## Instructions to follow:
Leave the pictures out and print every record below exactly as it stands.

## Data shown:
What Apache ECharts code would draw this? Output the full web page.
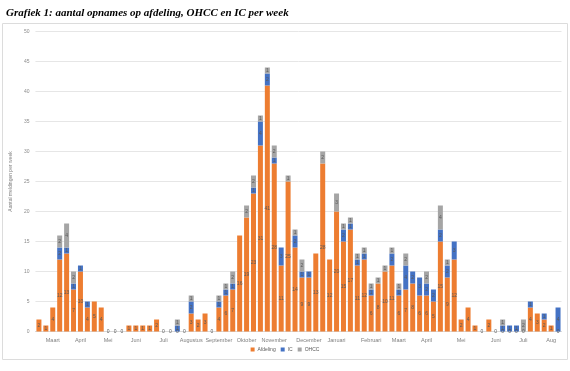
<!DOCTYPE html>
<html><head><meta charset="utf-8">
<script src="https://cdn.jsdelivr.net/npm/echarts@6/dist/echarts.min.js"></script>
<style>html,body{margin:0;padding:0;background:#fff}#c{width:570px;height:371px}</style>
</head><body><div id="c"></div>
<script>
// 76 weeks, March 2020 - August 2021
const afdeling = [2,1,4,12,13,7,10,4,5,4, 0,0,0,1,1,1,1,2,0,0, 0,0,3,2,3,0,4,6,7,16, 19,23,31,41,28,11,25,14,9,9, 13,28,12,20,15,17,11,12,6,8, 10,11,6,7,8,6,6,5,15,9, 12,2,4,1,0,2,0,0,0,0, 0,4,3,2,1,0];
const ic       = [0,0,0,2,1,1,1,1,0,0, 0,0,0,0,0,0,0,0,0,0, 1,0,2,0,0,0,1,1,1,0, 0,1,4,2,1,3,0,2,1,1, 0,0,0,0,2,1,1,1,1,0, 0,2,1,4,2,3,2,2,2,2, 3,0,0,0,0,0,0,1,1,1, 0,1,0,1,0,4];
const ohcc     = [0,0,0,2,4,2,0,0,0,0, 0,0,0,0,0,0,0,0,0,0, 1,0,1,0,0,0,1,1,2,0, 2,2,1,1,2,0,1,1,2,0, 0,2,0,3,1,1,1,1,1,1, 1,1,1,2,0,0,2,0,4,1, 0,0,0,0,0,0,0,1,0,0, 2,0,0,0,0,0];
const monthTickIndex = [2,6,10,14,18,22,26,30,34,39,43,48,52,56,61,66,70,74];
const monthTickName  = ['Maart','April','Mei','Juni','Juli','Augustus','September','Oktober','November','December','Januari','Februari','Maart','April','Mei','Juni','Juli','Aug'];
const yTicks = [0,5,10,15,20,25,30,35,40,45,50];
const seriesNames = ['Afdeling','IC','OHCC'];

const weeks = afdeling.map((_, i) => 'w' + (i + 1));
const tickMap = {};
monthTickIndex.forEach((idx, k) => { tickMap[idx] = monthTickName[k]; });

const chart = echarts.init(document.getElementById('c'), null, {renderer: 'canvas'});
const labelStyle = (showZero) => ({
  show: true, position: 'inside', fontSize: 5, color: '#5a5a5a', fontFamily: 'Liberation Sans',
  formatter: p => (showZero || p.value > 0) ? String(p.value) : ''
});
const colors = ['#ED7D31', '#4472C4', '#A5A5A5'];
const dataSets = [afdeling, ic, ohcc];

chart.setOption({
  animation: false,
  title: {
    text: 'Grafiek 1: aantal opnames op afdeling, OHCC en IC per week',
    left: 1, top: 3,
    textStyle: {fontFamily: 'Liberation Serif', fontStyle: 'italic', fontWeight: 'bold', fontSize: 11, color: '#000'}
  },
  graphic: [{
    type: 'rect', shape: {x: 2.5, y: 23.5, width: 565, height: 336},
    style: {fill: 'none', stroke: '#dcdcdc', lineWidth: 1}, silent: true, z: -1
  }],
  legend: {
    data: seriesNames, bottom: 14, left: 'center',
    itemWidth: 4, itemHeight: 4, itemGap: 5, icon: 'rect',
    textStyle: {fontSize: 5, color: '#595959', fontFamily: 'Liberation Sans', padding: [0, 0, 0, -2]}
  },
  grid: {left: 24, right: 8.5, top: 31.5, bottom: 39.5, containLabel: false},
  xAxis: {
    type: 'category', data: weeks,
    axisLine: {lineStyle: {color: '#d9d9d9'}},
    axisTick: {show: false},
    axisLabel: {
      interval: (i) => tickMap[i] !== undefined,
      formatter: (v, i) => tickMap[i] || '',
      fontSize: 5.5, color: '#7f7f7f', fontFamily: 'Liberation Sans', margin: 6
    }
  },
  yAxis: {
    type: 'value', min: yTicks[0], max: yTicks[yTicks.length - 1], interval: 5,
    name: 'Aantal meldingen per week', nameLocation: 'middle', nameGap: 15, nameRotate: 90,
    nameTextStyle: {fontSize: 5, color: '#7f7f7f', fontFamily: 'Liberation Sans'},
    axisLine: {show: false}, axisTick: {show: false},
    axisLabel: {fontSize: 5, color: '#8c8c8c', fontFamily: 'Liberation Sans', margin: 6},
    splitLine: {lineStyle: {color: '#e6e6e6', width: 1}}
  },
  series: dataSets.map((d, k) => ({
    name: seriesNames[k], type: 'bar', stack: 'total', data: d,
    barWidth: 5, itemStyle: {color: colors[k]},
    label: labelStyle(k === 0)
  }))
});
</script></body></html>
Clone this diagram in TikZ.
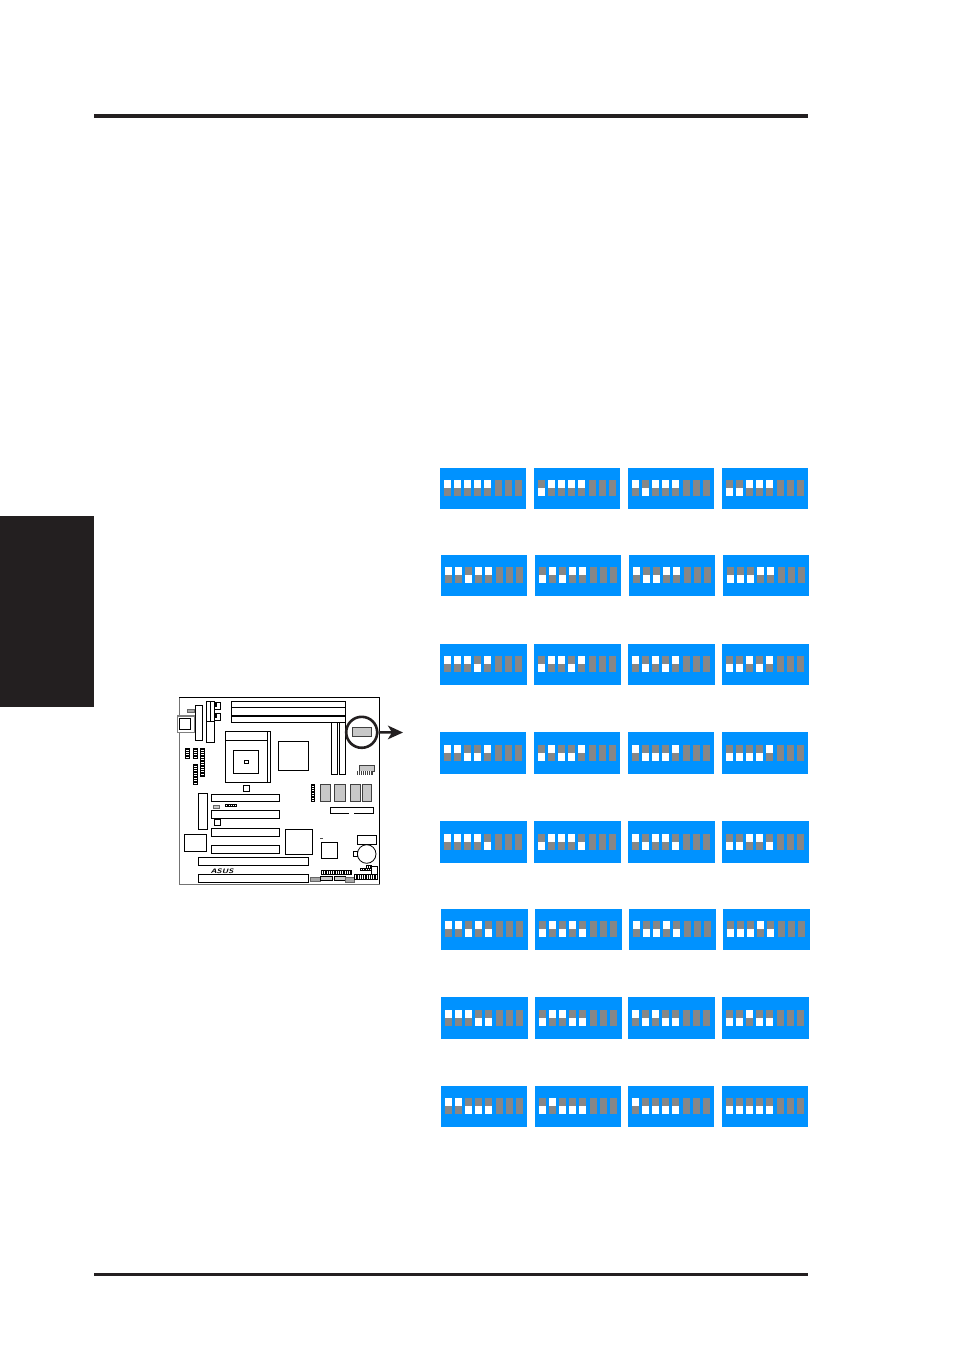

## Answer to this task:
What Apache ECharts code would draw this? Output the full web page.
<!DOCTYPE html>
<html><head><meta charset="utf-8">
<script src="https://cdn.jsdelivr.net/npm/echarts@6/dist/echarts.min.js"></script>
<style>html,body{margin:0;padding:0;background:#fff}#c{width:570px;height:371px}</style>
</head><body><div id="c"></div>
<script>
// 76 weeks, March 2020 - August 2021
const afdeling = [2,1,4,12,13,7,10,4,5,4, 0,0,0,1,1,1,1,2,0,0, 0,0,3,2,3,0,4,6,7,16, 19,23,31,41,28,11,25,14,9,9, 13,28,12,20,15,17,11,12,6,8, 10,11,6,7,8,6,6,5,15,9, 12,2,4,1,0,2,0,0,0,0, 0,4,3,2,1,0];
const ic       = [0,0,0,2,1,1,1,1,0,0, 0,0,0,0,0,0,0,0,0,0, 1,0,2,0,0,0,1,1,1,0, 0,1,4,2,1,3,0,2,1,1, 0,0,0,0,2,1,1,1,1,0, 0,2,1,4,2,3,2,2,2,2, 3,0,0,0,0,0,0,1,1,1, 0,1,0,1,0,4];
const ohcc     = [0,0,0,2,4,2,0,0,0,0, 0,0,0,0,0,0,0,0,0,0, 1,0,1,0,0,0,1,1,2,0, 2,2,1,1,2,0,1,1,2,0, 0,2,0,3,1,1,1,1,1,1, 1,1,1,2,0,0,2,0,4,1, 0,0,0,0,0,0,0,1,0,0, 2,0,0,0,0,0];
const monthTickIndex = [2,6,10,14,18,22,26,30,34,39,43,48,52,56,61,66,70,74];
const monthTickName  = ['Maart','April','Mei','Juni','Juli','Augustus','September','Oktober','November','December','Januari','Februari','Maart','April','Mei','Juni','Juli','Aug'];
const yTicks = [0,5,10,15,20,25,30,35,40,45,50];
const seriesNames = ['Afdeling','IC','OHCC'];

const weeks = afdeling.map((_, i) => 'w' + (i + 1));
const tickMap = {};
monthTickIndex.forEach((idx, k) => { tickMap[idx] = monthTickName[k]; });

const chart = echarts.init(document.getElementById('c'), null, {renderer: 'canvas'});
const labelStyle = (showZero) => ({
  show: true, position: 'inside', fontSize: 5, color: '#5a5a5a', fontFamily: 'Liberation Sans',
  formatter: p => (showZero || p.value > 0) ? String(p.value) : ''
});
const colors = ['#ED7D31', '#4472C4', '#A5A5A5'];
const dataSets = [afdeling, ic, ohcc];

chart.setOption({
  animation: false,
  title: {
    text: 'Grafiek 1: aantal opnames op afdeling, OHCC en IC per week',
    left: 1, top: 3,
    textStyle: {fontFamily: 'Liberation Serif', fontStyle: 'italic', fontWeight: 'bold', fontSize: 11, color: '#000'}
  },
  graphic: [{
    type: 'rect', shape: {x: 2.5, y: 23.5, width: 565, height: 336},
    style: {fill: 'none', stroke: '#dcdcdc', lineWidth: 1}, silent: true, z: -1
  }],
  legend: {
    data: seriesNames, bottom: 14, left: 'center',
    itemWidth: 4, itemHeight: 4, itemGap: 5, icon: 'rect',
    textStyle: {fontSize: 5, color: '#595959', fontFamily: 'Liberation Sans', padding: [0, 0, 0, -2]}
  },
  grid: {left: 24, right: 8.5, top: 31.5, bottom: 39.5, containLabel: false},
  xAxis: {
    type: 'category', data: weeks,
    axisLine: {lineStyle: {color: '#d9d9d9'}},
    axisTick: {show: false},
    axisLabel: {
      interval: (i) => tickMap[i] !== undefined,
      formatter: (v, i) => tickMap[i] || '',
      fontSize: 5.5, color: '#7f7f7f', fontFamily: 'Liberation Sans', margin: 6
    }
  },
  yAxis: {
    type: 'value', min: yTicks[0], max: yTicks[yTicks.length - 1], interval: 5,
    name: 'Aantal meldingen per week', nameLocation: 'middle', nameGap: 15, nameRotate: 90,
    nameTextStyle: {fontSize: 5, color: '#7f7f7f', fontFamily: 'Liberation Sans'},
    axisLine: {show: false}, axisTick: {show: false},
    axisLabel: {fontSize: 5, color: '#8c8c8c', fontFamily: 'Liberation Sans', margin: 6},
    splitLine: {lineStyle: {color: '#e6e6e6', width: 1}}
  },
  series: dataSets.map((d, k) => ({
    name: seriesNames[k], type: 'bar', stack: 'total', data: d,
    barWidth: 5, itemStyle: {color: colors[k]},
    label: labelStyle(k === 0)
  }))
});
</script></body></html>
Clone this diagram in TikZ.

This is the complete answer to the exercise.